As a child, I read a lot of science fiction novels. I watched a lot of science fiction TV shows and movies. I still dabble in the genre here and there. But there was one thing that kept striking me about those books I read and quite a few of the films I watched – particularly the sort that would go on to be ridiculed on Mystery Science Theater 3000, but some better ones, too – was that there was no food.
In fact, there seemed to be an all-out war on eating. In most of the futuristic Utopian visions, food had been replaced with a handful of pills that magically provided all one’s nutritional needs with a swallow of water.
I get where the creators of those worlds were going with that idea. After all, if taking half a dozen pills every day means nobody ever has to starve to death again, well, that’s a good thing, isn’t it? Isn’t it?
Okay, I can’t argue that people starving is a good thing on any level, ever. I won’t attempt to say anything so hideously offensive to my entire world view. I’m against people dying of need in the midst of a world of plenty, period.
On the other hand, I’m firmly against throwing out babies with bath water, too. No point in wasting a perfectly good baby you just cleaned and everything.
A world with no actual food always struck me as far too extreme a solution.
Maybe that’s why I found myself so drawn over the years to the world of Star Trek. There’s food. People in some cases actually care about their food. Captain Kirk finally goes ballistic over that whole Tribble situation not when he sits on one in his Captain’s chair on the bridge, but when his order of a chicken sandwich and black coffee from the replicator comes out a plate and cup overflowing with Tribbles.
On Deep Space Nine, the appreciation for a basic human delight was everywhere. The Promenade Deck had not only a Replomat, but several speciality restaurants, as well. Most of the crew started their day with Klingon coffee, and the Captain was famous for his Aubergine stew.

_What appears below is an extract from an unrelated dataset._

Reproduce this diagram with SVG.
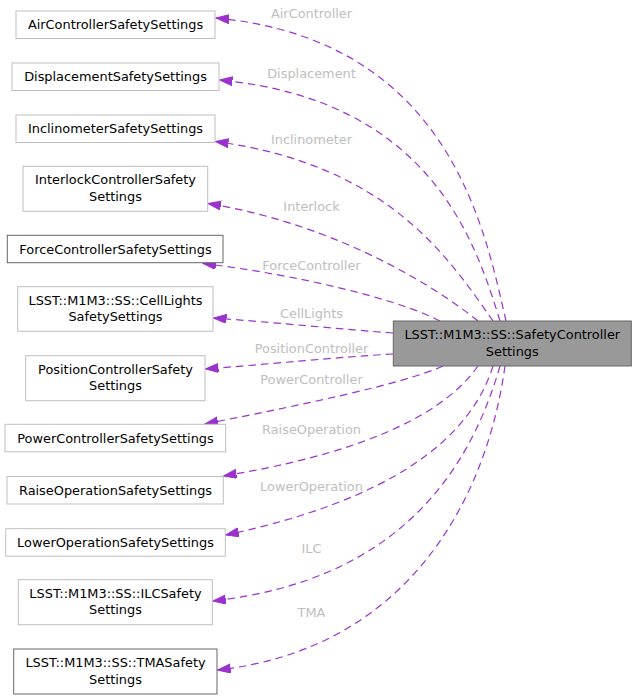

I didn’t care for Voyager… but one line spoken by Captain Janeway has stuck with me over the years. There was a nebula to be explored, and any crew in their right minds nearly a hundred years from where they started would have said ‘the hell with an unexplored nebula!’ But then it was pointed out that this nebula might be a good source of a substance much like Earth coffee. I recognized that cry from the heart when Captain Janeway announced they were going in because: “There’s coffee in that nebula.”
No, those cheap novels I read all those years ago had it wrong. A handful of pills may one day be created that can stave off starvation and malnutrition. When that day comes, that will be great news for people living in the midst of disasters, whether natural or man made. A handful of pills is certainly better than starvation.
But for the rest of us? For the long term? Taking a few pills can never replace the delight of the first bite of a perfectly crisp apple. It can never stand in for the sense of community many of us derive from the Thanksgiving turkey. It won’t bring the comfort of Mom’s chicken noodle soup… or samosas… or empanadas… or whatever your Mom made that made you feel safe and loved.
There are many things I love in speculative fiction, and there are many ideas to be explored. But don’t try to take away one of the most powerful ways in which people bond. Don’t tell me it’s better to never really taste anything again.
For me, the lure of coffee in that nebula and aubergine stew with alien friends is far too powerful.